During tax season, you hear about all sorts of tools to help you save on taxes and help you plan your investments more prudently. If you have children, you might want to consider saving for their education.

There are several options for education savings. The three that most people consider are the custodial account, the Coverdell ESA, and the 529 Plan.

Let's look at all three.

Custodial Accounts

These accounts are like basic trusts for minors. An adult opens an account for the benefit of a minor. The custodial accounts are an irrevocable gift to the minor. You can contribute up to the gift tax annual exclusion amount every year (that's $14,000 per recipient by an individual or $28,000 by a married couple).

  • Tax Benefits: The first $950 of unearned income is tax-free. The next $950 is taxed at the child's federal tax rate.
  • Pros: The amount in the account isn't just limited to education expenses. The funds in the account can be used for any reason to benefit the minor.
  • Cons: It's not tax-deferred. The investment earnings in the account are taxed. Also, this account is in the child's name and as such, can effect the child's eligibility for financial aid.

Coverdell ESA

These plans let you contribute up to $2,000 per beneficiary annually until that child turns 18.

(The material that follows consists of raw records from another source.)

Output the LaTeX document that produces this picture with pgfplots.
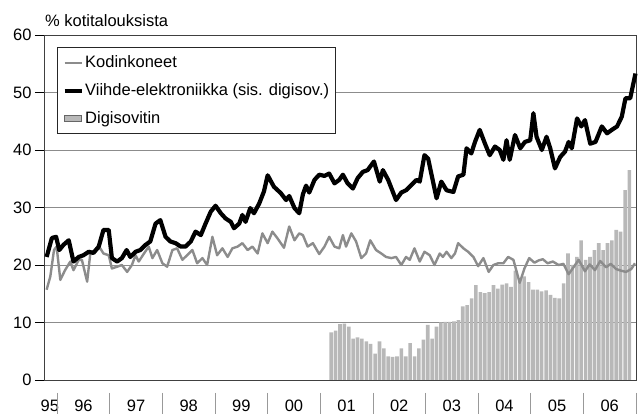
\documentclass[border=0pt]{standalone}
\usepackage{fontspec}
\setmainfont{Liberation Sans}
\usepackage{pgfplots}
\usepackage{pgfplotstable}
\pgfplotsset{compat=1.18}

\pgfplotstableread{
x y
1995.80 21.4
1995.90 24.7
1995.98 24.9
1996.04 22.6
1996.12 23.5
1996.22 24.3
1996.31 20.6
1996.41 21.4
1996.50 21.7
1996.60 22.3
1996.69 22.1
1996.79 23.2
1996.88 26.1
1996.98 26.1
1997.04 21.2
1997.14 20.6
1997.23 21.2
1997.32 22.6
1997.39 21.4
1997.49 22.3
1997.58 22.6
1997.68 23.5
1997.77 24.1
1997.87 27.2
1997.96 27.8
1998.06 24.9
1998.15 24.1
1998.25 23.8
1998.35 23.2
1998.44 23.2
1998.54 24.1
1998.63 25.8
1998.73 25.2
1998.82 27.2
1998.92 29.3
1999.01 30.3
1999.11 29.0
1999.20 28.1
1999.30 27.5
1999.36 26.4
1999.46 27.2
1999.52 28.7
1999.58 27.5
1999.67 29.9
1999.74 29.0
1999.84 30.7
1999.93 32.8
2000.00 35.6
2000.12 33.6
2000.25 32.5
2000.35 31.3
2000.41 32.0
2000.51 29.9
2000.60 29.0
2000.67 32.3
2000.73 33.8
2000.79 32.6
2000.89 34.8
2000.98 35.7
2001.08 35.5
2001.17 35.9
2001.27 34.2
2001.36 34.8
2001.43 35.7
2001.52 34.2
2001.62 33.3
2001.71 35.1
2001.81 36.2
2001.90 36.5
2002.02 38.0
2002.13 34.5
2002.19 36.5
2002.29 34.8
2002.38 32.7
2002.44 31.3
2002.54 32.6
2002.63 33.0
2002.73 33.9
2002.83 34.8
2002.89 34.5
2002.98 39.1
2003.05 38.5
2003.11 35.9
2003.21 31.6
2003.30 34.5
2003.40 33.0
2003.53 32.7
2003.62 35.4
2003.72 35.7
2003.78 40.3
2003.87 39.4
2003.94 41.4
2004.03 43.5
2004.13 41.1
2004.22 39.1
2004.32 40.6
2004.41 40.0
2004.48 38.3
2004.54 41.7
2004.60 38.3
2004.70 42.6
2004.80 40.3
2004.89 41.4
2004.99 41.7
2005.05 46.4
2005.11 42.3
2005.21 40.0
2005.30 42.3
2005.37 40.3
2005.46 36.8
2005.56 38.8
2005.65 39.7
2005.72 41.4
2005.78 40.3
2005.88 45.5
2005.96 44.1
2006.03 45.2
2006.13 41.1
2006.23 41.4
2006.35 44.1
2006.45 42.9
2006.54 43.5
2006.64 44.1
2006.73 45.8
2006.80 49.0
2006.89 49.0
2006.99 53.3
}\viihde

\pgfplotstableread{
x y
1995.80 15.7
1995.87 18.0
1995.94 22.6
1995.99 23.2
1996.06 17.4
1996.15 19.1
1996.25 20.6
1996.31 19.1
1996.41 20.9
1996.47 20.9
1996.57 17.1
1996.63 22.0
1996.72 22.6
1996.82 22.9
1996.88 22.0
1996.98 21.7
1997.04 19.4
1997.14 19.7
1997.23 20.0
1997.33 18.8
1997.42 20.0
1997.49 21.7
1997.55 20.6
1997.65 22.0
1997.74 23.2
1997.81 21.2
1997.90 22.6
1998.00 20.3
1998.09 19.7
1998.19 22.6
1998.28 22.9
1998.38 20.9
1998.47 21.7
1998.57 22.6
1998.66 20.3
1998.76 21.2
1998.85 20.0
1998.95 24.9
1999.04 21.7
1999.14 22.9
1999.24 21.4
1999.33 22.9
1999.43 23.2
1999.52 23.8
1999.62 22.6
1999.71 23.2
1999.81 22.0
1999.90 25.5
2000.00 23.8
2000.09 25.8
2000.19 24.6
2000.31 23.0
2000.41 26.7
2000.51 24.3
2000.60 25.5
2000.67 25.2
2000.76 23.2
2000.86 23.8
2000.98 21.9
2001.08 23.2
2001.17 24.9
2001.27 23.2
2001.36 22.9
2001.43 25.2
2001.49 23.2
2001.59 25.5
2001.68 24.1
2001.78 21.2
2001.87 22.0
2001.95 24.3
2002.06 22.6
2002.16 22.0
2002.25 21.4
2002.35 21.2
2002.44 21.4
2002.54 20.0
2002.63 21.4
2002.70 20.9
2002.79 22.9
2002.89 20.6
2002.98 22.3
2003.08 21.7
2003.17 20.0
2003.27 22.0
2003.33 21.4
2003.40 22.3
2003.49 21.2
2003.56 22.0
2003.62 23.8
2003.72 22.9
2003.81 22.3
2003.91 21.4
2004.00 19.8
2004.10 21.2
2004.20 18.8
2004.29 20.0
2004.38 20.3
2004.48 20.3
2004.57 21.4
2004.67 20.9
2004.79 16.9
2004.88 19.4
2004.97 21.2
2005.07 20.4
2005.15 20.8
2005.23 21.0
2005.32 20.3
2005.42 20.6
2005.53 20.0
2005.62 20.2
2005.72 18.4
2005.82 19.7
2005.91 20.9
2006.03 18.9
2006.12 20.1
2006.22 19.1
2006.32 20.7
2006.43 19.6
2006.52 20.2
2006.62 19.3
2006.72 19.0
2006.81 18.8
2006.91 19.3
2006.98 20.3
}\kodin

\pgfplotstableread{
x y
2001.208 8.3
2001.292 8.6
2001.375 9.7
2001.458 9.8
2001.542 9.3
2001.625 7.2
2001.708 7.4
2001.792 7.2
2001.875 6.7
2001.958 6.3
2002.042 4.6
2002.125 6.7
2002.208 5.5
2002.292 4.1
2002.375 4.0
2002.458 4.1
2002.542 5.5
2002.625 4.1
2002.708 6.4
2002.792 4.1
2002.875 5.5
2002.958 7.0
2003.042 9.6
2003.125 7.2
2003.208 9.3
2003.292 10.0
2003.375 10.1
2003.458 10.1
2003.542 10.2
2003.625 10.4
2003.708 12.8
2003.792 13.0
2003.875 14.2
2003.958 16.5
2004.042 15.3
2004.125 15.1
2004.208 15.3
2004.292 16.5
2004.375 15.9
2004.458 16.6
2004.542 16.8
2004.625 16.2
2004.708 19.0
2004.792 17.5
2004.875 18.0
2004.958 17.0
2005.042 15.7
2005.125 15.7
2005.208 15.4
2005.292 15.6
2005.375 14.8
2005.458 14.3
2005.542 14.2
2005.625 16.8
2005.708 22.0
2005.792 20.0
2005.875 21.4
2005.958 24.3
2006.042 20.9
2006.125 21.4
2006.208 22.6
2006.292 23.8
2006.375 22.6
2006.458 23.8
2006.542 24.3
2006.625 26.1
2006.708 25.8
2006.792 33.0
2006.875 36.5
}\digi

\begin{document}
\begin{tikzpicture}
\useasboundingbox (-44pt,-34pt) rectangle (598pt,380pt);
\begin{axis}[
  at={(0pt,0pt)}, anchor=south west,
  scale only axis, width=592pt, height=345pt,
  xmin=0.75, xmax=12, ymin=0, ymax=60,
  clip=false,
  font=\fontsize{16.5}{19}\selectfont,
  /pgf/number format/assume math mode=true,
  ytick={0,10,20,30,40,50,60},
  ymajorgrids,
  grid style={black!45, line width=0.6pt},
  axis line style={black!75, line width=0.8pt},
  ytick pos=left, tick align=outside, major tick length=9pt,
  y tick style={black, line width=0.7pt},
  xtick={0.86,1.5,2.5,3.5,4.5,5.5,6.5,7.5,8.5,9.5,10.5,11.5},
  xticklabels={95,96,97,98,99,00,01,02,03,04,05,06},
  x tick style={draw=none},
  xticklabel style={yshift=-7pt},
  legend style={at={(axis description cs:0.022,0.965)}, anchor=north west,
    draw=black!85, line width=0.8pt, font=\fontsize{16.5}{19}\selectfont,
    row sep=11.5pt, inner xsep=5pt, inner ysep=7pt,
    nodes={inner sep=1.5pt}},
  legend cell align=left,
]
\addplot[ybar, bar shift=0pt, bar width=0.068, fill=black!28, draw=none, forget plot] table[x expr=\thisrow{x}-1995, y=y] {\digi};
\addplot[color=black!45, line width=2.4pt, line join=round, forget plot] table[x expr=\thisrow{x}-1995, y=y] {\kodin};
\addplot[color=black, line width=4.2pt, line join=round, forget plot] table[x expr=\thisrow{x}-1995, y=y] {\viihde};
\addlegendimage{black!45, line width=2.4pt}
\addlegendentry{Kodinkoneet}
\addlegendimage{black, line width=4.2pt}
\addlegendentry{Viihde-elektroniikka (sis. digisov.)}
\addlegendimage{area legend, fill=black!28, draw=black!60}
\addlegendentry{Digisovitin}
\pgfplotsinvokeforeach{1,2,3,4,5,6,7,8,9,10,11,12}{
  \draw[black!40, line width=0.7pt] (axis cs:#1,0) ++(0pt,-13pt) -- ++(0pt,-21pt);
}
\node[anchor=base west, inner sep=0pt, font=\fontsize{16.5}{19}\selectfont] at (rel axis cs:0,1) [xshift=1pt, yshift=8pt] {\% kotitalouksista};
\end{axis}
\end{tikzpicture}
\end{document}
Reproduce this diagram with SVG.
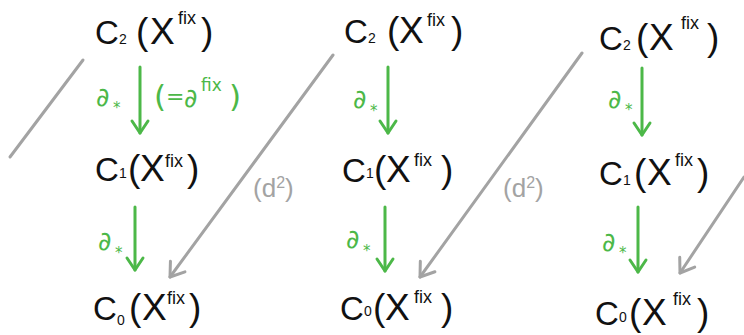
<svg xmlns="http://www.w3.org/2000/svg" width="744" height="335" viewBox="0 0 744 335">
<style>
.n{font-family:"Liberation Sans","DejaVu Sans",sans-serif;fill:#111;}
.b{font-size:37px;}
.c{font-size:33px;}
.s{font-size:14px;}
.f{font-size:18px;}
.g{font-family:"DejaVu Sans","Liberation Sans",sans-serif;fill:#4cb848;}
.gd{font-size:26px;}
.gs{font-size:15px;}
.gr{font-family:"Liberation Sans","DejaVu Sans",sans-serif;fill:#a3a3a3;font-size:26px;}
.ga{stroke:#4cb848;stroke-width:3;fill:none;stroke-linecap:round;}
.gy{stroke:#a3a3a3;stroke-width:3;fill:none;stroke-linecap:round;}
</style>
<defs>
<marker id="hg" markerUnits="userSpaceOnUse" markerWidth="20" markerHeight="20" refX="0" refY="0" orient="auto" overflow="visible">
<path d="M-12,-8 L0,0 L-12,8" fill="none" stroke="#4cb848" stroke-width="3" stroke-linecap="round" stroke-linejoin="round"/>
</marker>
<marker id="hy" markerUnits="userSpaceOnUse" markerWidth="20" markerHeight="20" refX="0" refY="0" orient="auto" overflow="visible">
<path d="M-13,-9 L0,0 L-13,9" fill="none" stroke="#a3a3a3" stroke-width="3" stroke-linecap="round" stroke-linejoin="round"/>
</marker>
</defs>
<g id="connectors">
<line class="ga" x1="140" y1="67" x2="140" y2="133" marker-end="url(#hg)"/>
<line class="ga" x1="135" y1="207" x2="135" y2="270" marker-end="url(#hg)"/>
<line class="ga" x1="388" y1="67" x2="388" y2="133" marker-end="url(#hg)"/>
<line class="ga" x1="385" y1="207" x2="385" y2="271" marker-end="url(#hg)"/>
<line class="ga" x1="642" y1="68" x2="642" y2="135" marker-end="url(#hg)"/>
<line class="ga" x1="638" y1="207" x2="638" y2="272" marker-end="url(#hg)"/>
<line class="gy" x1="83" y1="60" x2="10" y2="157"/>
<line class="gy" x1="333" y1="55" x2="170" y2="277" marker-end="url(#hy)"/>
<line class="gy" x1="582" y1="53" x2="420" y2="277" marker-end="url(#hy)"/>
<line class="gy" x1="744" y1="177" x2="680" y2="273" marker-end="url(#hy)"/>
<text class="g gd" x="96" y="106">∂<tspan class="gs" x="113" y="113">*</tspan></text>
<text class="g" x="154" y="107"><tspan style="font-size:31px">(</tspan><tspan x="166" y="104" style="font-size:22px">=</tspan><tspan x="184" y="107" style="font-size:26px">∂</tspan><tspan x="201" y="91" style="font-size:17px">fix</tspan><tspan x="229" y="107" style="font-size:31px">)</tspan></text>
<text class="g gd" x="98" y="250">∂<tspan class="gs" x="115" y="258">*</tspan></text>
<text class="g gd" x="353" y="108">∂<tspan class="gs" x="370" y="116">*</tspan></text>
<text class="g gd" x="346" y="248">∂<tspan class="gs" x="363" y="256">*</tspan></text>
<text class="g gd" x="608" y="108">∂<tspan class="gs" x="625" y="115">*</tspan></text>
<text class="g gd" x="602" y="251">∂<tspan class="gs" x="619" y="258">*</tspan></text>
<text class="gr" x="253" y="197">(d<tspan style="font-size:16px" dy="-9">2</tspan><tspan dy="9">)</tspan></text>
<text class="gr" x="503" y="197">(d<tspan style="font-size:16px" dy="-9">2</tspan><tspan dy="9">)</tspan></text>
</g>
<g id="c2-a"><text class="n b" x="95" y="44"><tspan class="c">C</tspan><tspan class="s" x="119">2</tspan><tspan x="136">(</tspan><tspan x="150">X</tspan><tspan class="f" x="178" y="24">fix</tspan><tspan x="201" y="44">)</tspan></text></g>
<g id="c1-a"><text class="n b" x="95" y="181"><tspan class="c">C</tspan><tspan class="s" x="119" y="178">1</tspan><tspan x="128" y="181">(</tspan><tspan x="140">X</tspan><tspan class="f" x="165" y="167">fix</tspan><tspan x="187" y="181">)</tspan></text></g>
<g id="c0-a"><text class="n b" x="93" y="320"><tspan class="c">C</tspan><tspan class="s" x="117" y="325">0</tspan><tspan x="129" y="320">(</tspan><tspan x="142">X</tspan><tspan class="f" x="167" y="304">fix</tspan><tspan x="189" y="320">)</tspan></text></g>
<g id="c2-b"><text class="n b" x="344" y="43"><tspan class="c">C</tspan><tspan class="s" x="368" y="43">2</tspan><tspan x="387">(</tspan><tspan x="399">X</tspan><tspan class="f" x="427" y="26">fix</tspan><tspan x="451" y="43">)</tspan></text></g>
<g id="c1-b"><text class="n b" x="342" y="182"><tspan class="c">C</tspan><tspan class="s" x="366" y="178">1</tspan><tspan x="374" y="182">(</tspan><tspan x="386">X</tspan><tspan class="f" x="414" y="166">fix</tspan><tspan x="441" y="182">)</tspan></text></g>
<g id="c0-b"><text class="n b" x="340" y="320"><tspan class="c">C</tspan><tspan class="s" x="364" y="316">0</tspan><tspan x="373" y="320">(</tspan><tspan x="385">X</tspan><tspan class="f" x="414" y="303">fix</tspan><tspan x="441" y="320">)</tspan></text></g>
<g id="c2-c"><text class="n b" x="599" y="50"><tspan class="c">C</tspan><tspan class="s" x="623" y="50">2</tspan><tspan x="636">(</tspan><tspan x="649">X</tspan><tspan class="f" x="681" y="29">fix</tspan><tspan x="707" y="50">)</tspan></text></g>
<g id="c1-c"><text class="n b" x="599" y="185"><tspan class="c">C</tspan><tspan class="s" x="623" y="185">1</tspan><tspan x="634">(</tspan><tspan x="647">X</tspan><tspan class="f" x="675" y="166">fix</tspan><tspan x="697" y="185">)</tspan></text></g>
<g id="c0-c"><text class="n b" x="595" y="325"><tspan class="c">C</tspan><tspan class="s" x="619" y="322">0</tspan><tspan x="629" y="325">(</tspan><tspan x="642">X</tspan><tspan class="f" x="673" y="305">fix</tspan><tspan x="697" y="325">)</tspan></text></g>
</svg>
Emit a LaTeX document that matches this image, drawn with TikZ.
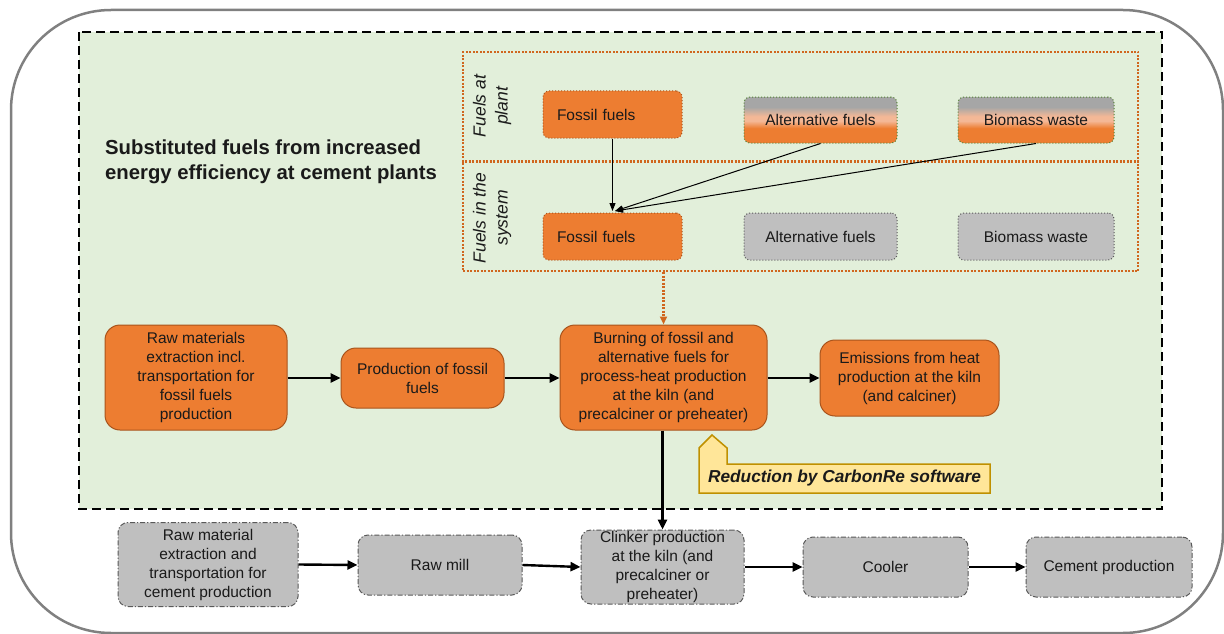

  • Tax Benefits: The earnings are tax-deferred. Also, qualified withdrawals are tax-free.
  • Pros: The earnings are tax-deferred. Another good thing about Coverdell plans is that they can be used to pay for elementary and secondary education.
  • Cons: You can only contribute a certain amount per year. Also, these plans are limited to those within a certain income bracket. Married couples with a gross income of over $220,000, and single filers with a gross income of $110,000, are excluded from contributing to this plan.

The 529 Plan

These plans allow tax deferred growth of investment earnings.

  • Tax benefits: You don't pay tax on investment earnings until you withdraw the money (they're tax deferred). If the money is withdrawn for education, it's tax-free.
  • Pros: You can gift up to $70,000 per individual or $140,000 per married couple annually without incurring gift tax.
  • Cons: These plans apply to post-secondary education expenses.